2. Accepting a flat, square stack instead of turning your hips to one side

  • Consequence: A flat back lets the passer stack you completely and clasp behind your back, completing the locked control with no escape angle left
  • Correction: Constantly turn your hips to one side as the stack forms, preserving a deep half entry on the low side and a roll on the high side

3. Pushing straight against the passer’s chest instead of attacking their committed arms

  • Consequence: You waste energy against their strongest pressure vector while their buried arms remain free to clasp and consolidate
  • Correction: Redirect to exploiting the committed posture - dive underneath or bridge-and-roll while their arms cannot post, rather than pushing on the chest

Training Progressions

How do you train defense against Open Guard to Double Unders?

Week 1-2: Recognition and Framing - Spotting the entry and denying the underhooks Partner slowly clears your feet and reaches for the underhooks at 30% speed. Practice keeping a foot or knee frame on the hip and inserting a knee shield before both arms penetrate. Focus on recognizing the feet-clearing cue and reacting immediately. 20-30 repetitions per session.

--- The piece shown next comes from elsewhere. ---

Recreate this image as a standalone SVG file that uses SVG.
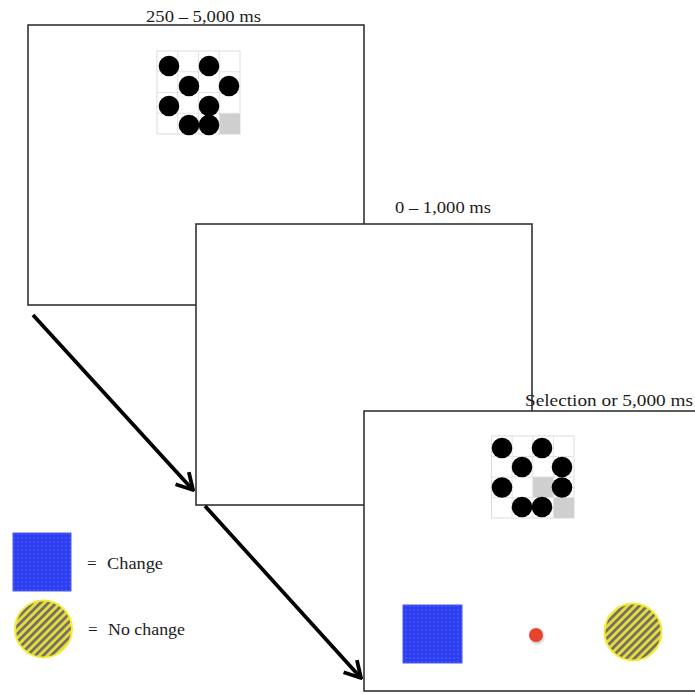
<svg xmlns="http://www.w3.org/2000/svg" width="695" height="694" viewBox="0 0 695 694">
<defs>
<style>
.frame{fill:#fff;stroke:#333;stroke-width:1.6}
.lbl{font-family:"Liberation Serif","Times New Roman",serif;font-size:17px;fill:#1c1c1c}
.grid{fill:#fff;stroke:#dcdcdc;stroke-width:1}
.gray{fill:#cfcfcf}
.dot{fill:#000}
.arrow{stroke:#000;stroke-width:3.8;fill:none;marker-end:url(#ah)}
</style>
<marker id="ah" viewBox="-20 -11 22 22" refX="0" refY="0" markerWidth="22" markerHeight="22" markerUnits="userSpaceOnUse" orient="auto">
<path d="M-16,-9 L0,0 L-16,9" fill="none" stroke="#000" stroke-width="3.8" stroke-linejoin="miter"/>
</marker>
<pattern id="blue" width="4" height="4" patternUnits="userSpaceOnUse">
<rect width="4" height="4" fill="#2b3ef2"/>
<circle cx="2" cy="2" r="0.8" fill="#5a66f0"/>
</pattern>
<pattern id="stripe" width="5.6" height="5.6" patternUnits="userSpaceOnUse" patternTransform="rotate(45)">
<rect width="5.6" height="5.6" fill="#e4dc3e"/>
<rect width="2.6" height="5.6" fill="#6f6a66"/>
</pattern>
<filter id="sh" x="-50%" y="-50%" width="200%" height="200%">
<feGaussianBlur stdDeviation="1.2"/>
</filter>
</defs>

<g id="frame1">
<rect class="frame" x="28" y="25" width="336" height="280"/>
<text class="lbl" x="146" y="22" textLength="115" lengthAdjust="spacingAndGlyphs">250 – 5,000 ms</text>
<g id="grid1">
<rect class="grid" x="157" y="51" width="83" height="83"/>
<rect class="gray" x="219.25" y="113.25" width="20.75" height="20.75"/>
<path d="M177.75 51V134M198.5 51V134M219.25 51V134M157 71.75H240M157 92.5H240M157 113.25H240" stroke="#e2e2e2" stroke-width="1" fill="none"/>
<circle class="dot" cx="169" cy="66" r="10.3"/>
<circle class="dot" cx="209" cy="66" r="10.3"/>
<circle class="dot" cx="189" cy="86" r="10.3"/>
<circle class="dot" cx="229" cy="86" r="10.3"/>
<circle class="dot" cx="169" cy="106" r="10.3"/>
<circle class="dot" cx="209" cy="106" r="10.3"/>
<circle class="dot" cx="189" cy="125" r="10.3"/>
<circle class="dot" cx="209" cy="125" r="10.3"/>
</g>
</g>

<g id="frame2">
<rect class="frame" x="196" y="224" width="336" height="281"/>
<text class="lbl" x="395" y="213" textLength="96" lengthAdjust="spacingAndGlyphs">0 – 1,000 ms</text>
</g>

<g id="frame3">
<rect class="frame" x="364" y="411" width="340" height="280"/>
<text class="lbl" x="525" y="406" textLength="168" lengthAdjust="spacingAndGlyphs">Selection or 5,000 ms</text>
<g id="grid2">
<rect class="grid" x="491.5" y="436" width="82.5" height="82"/>
<rect class="gray" x="532.8" y="477" width="20.6" height="20.5"/>
<rect class="gray" x="553.4" y="497.5" width="20.6" height="20.5"/>
<path d="M512.1 436V518M532.8 436V518M553.4 436V518M491.5 456.5H574M491.5 477H574M491.5 497.5H574" stroke="#e2e2e2" stroke-width="1" fill="none"/>
<circle class="dot" cx="502" cy="448" r="10.3"/>
<circle class="dot" cx="542" cy="448" r="10.3"/>
<circle class="dot" cx="522" cy="467" r="10.3"/>
<circle class="dot" cx="562" cy="467" r="10.3"/>
<circle class="dot" cx="502" cy="487.5" r="10.3"/>
<circle class="dot" cx="562" cy="487.5" r="10.3"/>
<circle class="dot" cx="522" cy="507" r="10.3"/>
<circle class="dot" cx="542" cy="507" r="10.3"/>
</g>
<rect x="403" y="605" width="59" height="58" fill="url(#blue)" stroke="#4a5cf5" stroke-width="1"/>
<circle cx="537" cy="637" r="7" fill="#999" opacity="0.5" filter="url(#sh)"/>
<circle cx="536" cy="635" r="7" fill="#e8432e"/>
<circle cx="633" cy="632" r="28.5" fill="url(#stripe)" stroke="#f2ec3a" stroke-width="2"/>
</g>

<g id="legend">
<rect x="13" y="533" width="58" height="58" fill="url(#blue)" stroke="#4a5cf5" stroke-width="1"/>
<text class="lbl" x="87" y="569">=</text>
<text class="lbl" x="107" y="569" textLength="56" lengthAdjust="spacingAndGlyphs">Change</text>
<circle cx="43.5" cy="629" r="28.5" fill="url(#stripe)" stroke="#f2ec3a" stroke-width="2"/>
<text class="lbl" x="88" y="635">=</text>
<text class="lbl" x="108" y="635" textLength="77" lengthAdjust="spacingAndGlyphs">No change</text>
</g>

<g id="connectors">
<line class="arrow" x1="33" y1="315" x2="193" y2="490"/>
<line class="arrow" x1="205" y1="506" x2="361" y2="678"/>
</g>
</svg>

Week 3-4: Asymmetric Defense and Deep Half Entry - Stopping the second underhook and diving underneath Partner secures one underhook at 50% resistance. Practice framing hard on the open side to deny the second, and when the stack begins, diving your head below their hip into deep half. Drill both the frame-and-deny and the dive-underneath responses. 10-15 repetitions of each per session.

Month 2+: Live Stack Defense and Reversals - Escaping and reversing under full resistance Start with the passer committing the Double Unders entry at full resistance. Work to deny, dive to deep half, or bridge-and-roll into their committed arms before the control locks. Reset when you escape, reverse, or are fully stacked and controlled. 4-5 minute rounds.